-1

I have a list of 2215 molecules encoded as 2048 bit vectors. What I'm trying to do is to create 2D array from it. I am using rdkit library to convert to numpy arrays. The code worked without a problem few weeks ago and now there is a memory error but I can't figure out why. Can anyone provide a solution?

I tried to make the list smaller and reduced it down to two vectors. I thought it would help but the error stills pops out after some time of processing. That leads me to believe that I in fact do have enough memory.

# red_fp is the list of bit vectors

def rdkit_numpy_convert(red_fp):
    output = []
    for f in fp:
        arr = np.zeros((1,))
        DataStructs.ConvertToNumpyArray(f, arr)
        output.append(arr)
    return np.asarray(output)

# this one line causes the problem
x = rdkit_numpy_convert(red_fp)

this is the error:

MemoryError  Traceback (most recent call last)
MemoryError: cannot allocate memory for array

The above exception was the direct cause of the following exception:

SystemError  Traceback (most recent call last)
<ipython-input-14-91594513666c> in <module>
----> 1 x = rdkit_numpy_convert(red_fp)

<ipython-input-13-78d1c9fdd07e> in rdkit_numpy_convert(red_fp)
      4     for f in fp:
      5         arr = np.zeros((1,))
----> 6         DataStructs.ConvertToNumpyArray(f, arr)
      7         output.append(arr)
      8     return np.asarray(output)

SystemError: <Boost.Python.function object at 0x55a2a5743520> returned a result with an error set
Alexander Rossa
  • 1,900
  • 1
  • 22
  • 37
Jozef
  • 7
  • 2
  • 2
    Can you share an example definition of the `red_fp` that you are using? Also, mentioning that you are using rdkit and tagging the question as such would attract the right people to help you with the question. – Alexander Rossa Jul 07 '19 at 16:12
  • I'm not sure what you mean by example definition. One fingerprint is just 2048 integers (either 0 or 1, mostly 0). fp is then a list of 2215 fingerprints, red_fp is just a small number of fingerprints to check if it'd worked with smaller amount of information – Jozef Jul 07 '19 at 16:37
  • 1
    The function is not using `red_fp` but `fp`. Where does `fp` come from? is it in the global scope? is this your intention? Perhaps you want the function to use red_fp?: `for f in red_fp:` – RvdBerg Jul 07 '19 at 17:01
  • It was first written with fp. I didn't notice it, now it is fixed (for f in red_fp) but the error persists. – Jozef Jul 07 '19 at 17:25
  • For me your code works with 5979 molecules, RDKit 2019.03.3, numpy 1.16.4, Python 3.7.3, Windows 7 and 4GB RAM. – rapelpy Jul 08 '19 at 04:13

2 Answers2

1

I believe that your problem is that the fingerprints you are using are not compatible with this method for converting to numpy arrays.

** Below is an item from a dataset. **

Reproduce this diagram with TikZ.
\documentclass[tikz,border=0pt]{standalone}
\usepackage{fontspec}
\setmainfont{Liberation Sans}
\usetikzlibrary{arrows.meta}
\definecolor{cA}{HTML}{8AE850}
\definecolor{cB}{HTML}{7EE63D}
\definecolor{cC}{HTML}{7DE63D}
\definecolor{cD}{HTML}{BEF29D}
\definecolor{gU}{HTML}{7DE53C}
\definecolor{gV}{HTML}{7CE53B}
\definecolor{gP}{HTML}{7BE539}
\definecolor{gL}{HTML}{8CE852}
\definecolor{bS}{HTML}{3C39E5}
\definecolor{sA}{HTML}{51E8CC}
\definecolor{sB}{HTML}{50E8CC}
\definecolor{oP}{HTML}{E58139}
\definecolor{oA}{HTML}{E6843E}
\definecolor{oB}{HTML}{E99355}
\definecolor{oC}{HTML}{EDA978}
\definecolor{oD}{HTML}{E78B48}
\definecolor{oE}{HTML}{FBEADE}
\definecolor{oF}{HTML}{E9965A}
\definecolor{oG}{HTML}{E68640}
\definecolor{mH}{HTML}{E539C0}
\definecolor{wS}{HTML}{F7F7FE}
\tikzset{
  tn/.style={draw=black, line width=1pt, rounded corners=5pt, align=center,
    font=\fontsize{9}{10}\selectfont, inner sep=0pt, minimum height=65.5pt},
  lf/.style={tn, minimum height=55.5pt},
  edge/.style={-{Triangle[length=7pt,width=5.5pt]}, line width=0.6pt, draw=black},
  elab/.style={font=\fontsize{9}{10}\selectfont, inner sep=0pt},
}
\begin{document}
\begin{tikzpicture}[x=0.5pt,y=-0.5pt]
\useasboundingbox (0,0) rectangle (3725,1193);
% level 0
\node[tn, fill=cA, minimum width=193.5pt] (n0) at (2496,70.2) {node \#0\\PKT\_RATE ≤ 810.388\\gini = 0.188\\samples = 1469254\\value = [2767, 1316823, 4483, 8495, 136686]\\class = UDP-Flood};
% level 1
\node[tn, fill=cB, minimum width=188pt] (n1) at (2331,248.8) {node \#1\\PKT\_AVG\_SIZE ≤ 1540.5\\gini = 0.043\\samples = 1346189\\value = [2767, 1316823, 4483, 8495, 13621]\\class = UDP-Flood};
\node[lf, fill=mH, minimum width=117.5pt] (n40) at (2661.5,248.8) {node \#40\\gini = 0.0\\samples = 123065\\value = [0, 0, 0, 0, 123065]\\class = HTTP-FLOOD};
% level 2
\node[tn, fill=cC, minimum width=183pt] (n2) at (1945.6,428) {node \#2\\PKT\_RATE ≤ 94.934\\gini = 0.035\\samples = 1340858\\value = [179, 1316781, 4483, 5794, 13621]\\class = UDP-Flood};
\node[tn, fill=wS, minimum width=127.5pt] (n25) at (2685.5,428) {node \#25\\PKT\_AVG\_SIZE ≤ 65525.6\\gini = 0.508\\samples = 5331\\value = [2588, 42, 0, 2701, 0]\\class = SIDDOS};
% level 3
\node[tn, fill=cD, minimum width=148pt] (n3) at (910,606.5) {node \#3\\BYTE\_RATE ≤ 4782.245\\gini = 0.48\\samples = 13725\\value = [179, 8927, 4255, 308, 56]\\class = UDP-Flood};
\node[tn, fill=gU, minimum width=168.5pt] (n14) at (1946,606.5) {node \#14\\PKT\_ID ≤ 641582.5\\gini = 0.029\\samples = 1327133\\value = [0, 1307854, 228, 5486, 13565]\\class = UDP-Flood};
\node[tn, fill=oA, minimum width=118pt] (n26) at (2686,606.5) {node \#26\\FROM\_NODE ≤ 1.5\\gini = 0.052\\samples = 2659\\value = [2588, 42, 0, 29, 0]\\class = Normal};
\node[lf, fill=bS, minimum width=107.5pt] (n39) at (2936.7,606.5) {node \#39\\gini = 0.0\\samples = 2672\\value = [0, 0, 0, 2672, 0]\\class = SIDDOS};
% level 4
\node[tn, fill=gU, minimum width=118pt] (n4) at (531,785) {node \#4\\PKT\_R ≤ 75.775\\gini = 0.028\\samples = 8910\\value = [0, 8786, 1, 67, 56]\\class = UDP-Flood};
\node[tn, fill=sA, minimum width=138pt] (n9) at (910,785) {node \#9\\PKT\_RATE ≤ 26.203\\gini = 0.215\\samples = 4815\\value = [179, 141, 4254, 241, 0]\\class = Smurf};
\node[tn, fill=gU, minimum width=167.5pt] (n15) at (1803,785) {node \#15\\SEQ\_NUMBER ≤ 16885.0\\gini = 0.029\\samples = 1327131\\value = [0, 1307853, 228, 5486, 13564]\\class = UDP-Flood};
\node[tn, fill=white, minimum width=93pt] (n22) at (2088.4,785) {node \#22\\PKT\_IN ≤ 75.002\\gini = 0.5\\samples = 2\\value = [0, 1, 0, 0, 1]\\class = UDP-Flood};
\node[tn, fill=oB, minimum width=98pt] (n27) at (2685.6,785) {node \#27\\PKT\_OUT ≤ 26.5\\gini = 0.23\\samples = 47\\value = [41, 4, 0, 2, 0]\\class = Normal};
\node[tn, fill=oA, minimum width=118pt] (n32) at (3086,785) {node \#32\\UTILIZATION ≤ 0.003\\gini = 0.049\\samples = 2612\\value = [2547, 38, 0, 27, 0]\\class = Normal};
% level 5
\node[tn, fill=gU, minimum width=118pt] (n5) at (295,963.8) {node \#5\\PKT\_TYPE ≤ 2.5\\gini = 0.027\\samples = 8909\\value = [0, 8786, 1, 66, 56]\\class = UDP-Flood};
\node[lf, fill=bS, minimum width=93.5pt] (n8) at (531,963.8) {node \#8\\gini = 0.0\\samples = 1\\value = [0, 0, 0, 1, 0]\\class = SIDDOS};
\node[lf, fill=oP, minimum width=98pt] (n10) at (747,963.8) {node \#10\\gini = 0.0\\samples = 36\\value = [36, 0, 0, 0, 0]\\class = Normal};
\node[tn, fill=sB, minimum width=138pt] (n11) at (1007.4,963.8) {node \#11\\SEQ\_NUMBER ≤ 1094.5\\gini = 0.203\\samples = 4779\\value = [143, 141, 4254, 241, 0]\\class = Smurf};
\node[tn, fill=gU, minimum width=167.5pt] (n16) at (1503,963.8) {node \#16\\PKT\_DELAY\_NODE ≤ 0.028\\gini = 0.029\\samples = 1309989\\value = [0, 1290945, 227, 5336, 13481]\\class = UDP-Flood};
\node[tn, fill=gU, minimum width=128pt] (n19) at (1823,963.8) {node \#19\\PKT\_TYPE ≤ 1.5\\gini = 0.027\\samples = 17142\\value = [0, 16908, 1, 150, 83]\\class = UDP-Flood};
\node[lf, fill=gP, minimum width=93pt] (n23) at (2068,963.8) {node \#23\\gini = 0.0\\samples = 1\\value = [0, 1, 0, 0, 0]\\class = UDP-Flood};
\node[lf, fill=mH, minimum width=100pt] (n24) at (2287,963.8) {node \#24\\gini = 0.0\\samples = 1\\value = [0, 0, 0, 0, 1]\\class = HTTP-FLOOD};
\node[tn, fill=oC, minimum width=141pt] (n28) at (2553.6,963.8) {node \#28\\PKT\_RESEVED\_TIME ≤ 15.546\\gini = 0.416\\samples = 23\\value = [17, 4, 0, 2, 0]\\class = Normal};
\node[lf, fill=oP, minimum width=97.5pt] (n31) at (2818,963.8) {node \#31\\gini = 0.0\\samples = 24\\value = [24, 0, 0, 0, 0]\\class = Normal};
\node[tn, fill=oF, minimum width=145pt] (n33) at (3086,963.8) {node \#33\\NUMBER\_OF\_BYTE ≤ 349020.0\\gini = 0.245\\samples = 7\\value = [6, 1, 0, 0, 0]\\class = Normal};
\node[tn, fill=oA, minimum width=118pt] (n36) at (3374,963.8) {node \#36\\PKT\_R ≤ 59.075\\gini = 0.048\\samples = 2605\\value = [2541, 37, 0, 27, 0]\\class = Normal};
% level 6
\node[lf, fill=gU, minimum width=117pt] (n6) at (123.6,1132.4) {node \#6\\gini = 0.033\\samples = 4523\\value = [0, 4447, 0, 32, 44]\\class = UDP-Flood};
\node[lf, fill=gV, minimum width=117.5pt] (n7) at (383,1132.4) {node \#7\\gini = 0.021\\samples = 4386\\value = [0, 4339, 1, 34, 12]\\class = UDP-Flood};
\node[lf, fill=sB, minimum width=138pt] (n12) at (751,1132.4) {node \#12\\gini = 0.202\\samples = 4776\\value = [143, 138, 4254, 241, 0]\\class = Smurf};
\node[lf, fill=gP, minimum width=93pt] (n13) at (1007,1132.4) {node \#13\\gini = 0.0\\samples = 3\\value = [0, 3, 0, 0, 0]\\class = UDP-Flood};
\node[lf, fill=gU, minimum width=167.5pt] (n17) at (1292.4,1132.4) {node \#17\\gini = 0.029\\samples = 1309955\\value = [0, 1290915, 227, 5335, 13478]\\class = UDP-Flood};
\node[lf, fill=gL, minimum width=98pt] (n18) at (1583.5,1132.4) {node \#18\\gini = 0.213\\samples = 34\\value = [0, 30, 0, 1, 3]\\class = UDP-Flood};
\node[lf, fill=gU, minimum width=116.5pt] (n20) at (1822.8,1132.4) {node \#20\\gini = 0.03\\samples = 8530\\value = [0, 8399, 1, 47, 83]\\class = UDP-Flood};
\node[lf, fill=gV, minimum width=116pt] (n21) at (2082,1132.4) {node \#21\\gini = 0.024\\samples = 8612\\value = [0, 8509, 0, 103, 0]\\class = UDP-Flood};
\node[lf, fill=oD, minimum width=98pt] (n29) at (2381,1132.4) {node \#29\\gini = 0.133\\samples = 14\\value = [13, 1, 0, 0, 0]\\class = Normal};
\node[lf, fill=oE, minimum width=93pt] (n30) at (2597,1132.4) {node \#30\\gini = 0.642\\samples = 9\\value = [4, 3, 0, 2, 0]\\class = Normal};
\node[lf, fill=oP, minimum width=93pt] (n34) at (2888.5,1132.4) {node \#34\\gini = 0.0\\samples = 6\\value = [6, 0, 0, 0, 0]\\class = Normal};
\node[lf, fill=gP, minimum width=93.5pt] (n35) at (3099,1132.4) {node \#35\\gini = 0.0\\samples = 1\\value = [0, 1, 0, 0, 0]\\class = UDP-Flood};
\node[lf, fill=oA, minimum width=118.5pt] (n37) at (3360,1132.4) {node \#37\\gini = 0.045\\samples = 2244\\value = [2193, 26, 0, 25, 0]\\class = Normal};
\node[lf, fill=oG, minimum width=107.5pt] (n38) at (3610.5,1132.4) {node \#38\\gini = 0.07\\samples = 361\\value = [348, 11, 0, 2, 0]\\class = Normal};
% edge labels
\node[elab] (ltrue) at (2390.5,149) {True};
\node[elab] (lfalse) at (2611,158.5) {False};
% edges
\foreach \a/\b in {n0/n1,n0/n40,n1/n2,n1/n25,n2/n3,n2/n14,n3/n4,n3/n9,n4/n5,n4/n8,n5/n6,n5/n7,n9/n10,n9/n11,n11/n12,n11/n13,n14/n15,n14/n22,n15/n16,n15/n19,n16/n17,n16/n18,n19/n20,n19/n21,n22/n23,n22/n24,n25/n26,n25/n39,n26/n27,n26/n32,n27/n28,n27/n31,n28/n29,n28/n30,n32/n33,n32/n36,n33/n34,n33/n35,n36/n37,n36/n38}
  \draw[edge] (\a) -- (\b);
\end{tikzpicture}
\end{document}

I am not sure what type of fingerprint you are using, but assuming you are using morgan fingerprints, I did some quick experiments and this method seems to hang when I use the 'GetMorganFingerprint' method versus the 'GetMorganFingerprintAsBitVect' method. I am not sure why this problem occurs but I assumed it was due to the fact that the first method produces a UIntSparseIntVect versus an ExplicitBitVect although I found that when I attempted the same method with a fingeprint produced by the 'GetHashedMorganFingerprint', which also returns a UIntSparseIntVect it works fine.

I suggest if you are using morgan fingerprints to try the 'GetMorganFingerprintAsBitVect' method

Edit:

I did a couple more experiments

mol = Chem.MolFromSmiles('c1ccccc1')

fp = AllChem.GetMorganFingerprint(mol, 2)
print(fp.GetLength())
'4294967295'

fp1 = AllChem.GetMorganFingerprintAsBitVect(mol, 2)
print(fp1.GetNumBits())
'2048'

fp2 = AllChem.GetHashedMorganFingerprint(mol, 2)
print(fp2.GetLength())
'2048'

As you can see the fingerprint from the first method is huge, my initial thought is that this fingerprint is in an unfolded state, hence a sparse data-structure is used, this would explain why you have problems trying to allocate memory for a fingerprint of this dimension.

Oliver Scott
  • 1,673
  • 8
  • 17
0

This is the first time I've heard of rdkit, but it looks like this is a Boost wrapper for C++ code.

From the docs, https://www.rdkit.org/docs/source/rdkit.DataStructs.cDataStructs.html

the second argument to ConvertToNumpyArray is destArray.

rdkit.DataStructs.cDataStructs.ConvertToNumpyArray((ExplicitBitVect)bv, 
    (AtomPairsParameters)destArray) → None :¶

My guess is that this function tries to put the converted values into the destArray. It isn't trying to allocate new memory itself (as a conventional numpy constructor would), but rather just fill the array that it was given.

If that guess is right, then the error is in the

arr = np.zeros((1,))

That arr only has space for one float, 8 bytes. arr needs to be big enough (and the right dtype) to hold the result produced by Convert.

Is there any documentation or examples illustrating the use of this conversion? When asking questions about low traffic tags like [rdkit] it helps if you include some links to documentation and example code.


I glanced at other [rdkit] SO.

How can I compute a Count Morgan fingerprint as numpy.array?

suggests that I'm wrong. The accepted answer uses

np.zeros((0,), dtype=np.int8)

which allocates 0 bytes to its data buffer.

And another that uses np.zeros((1,))

ValueError when doing validation with random forests

hpaulj
  • 221,503
  • 14
  • 230
  • 353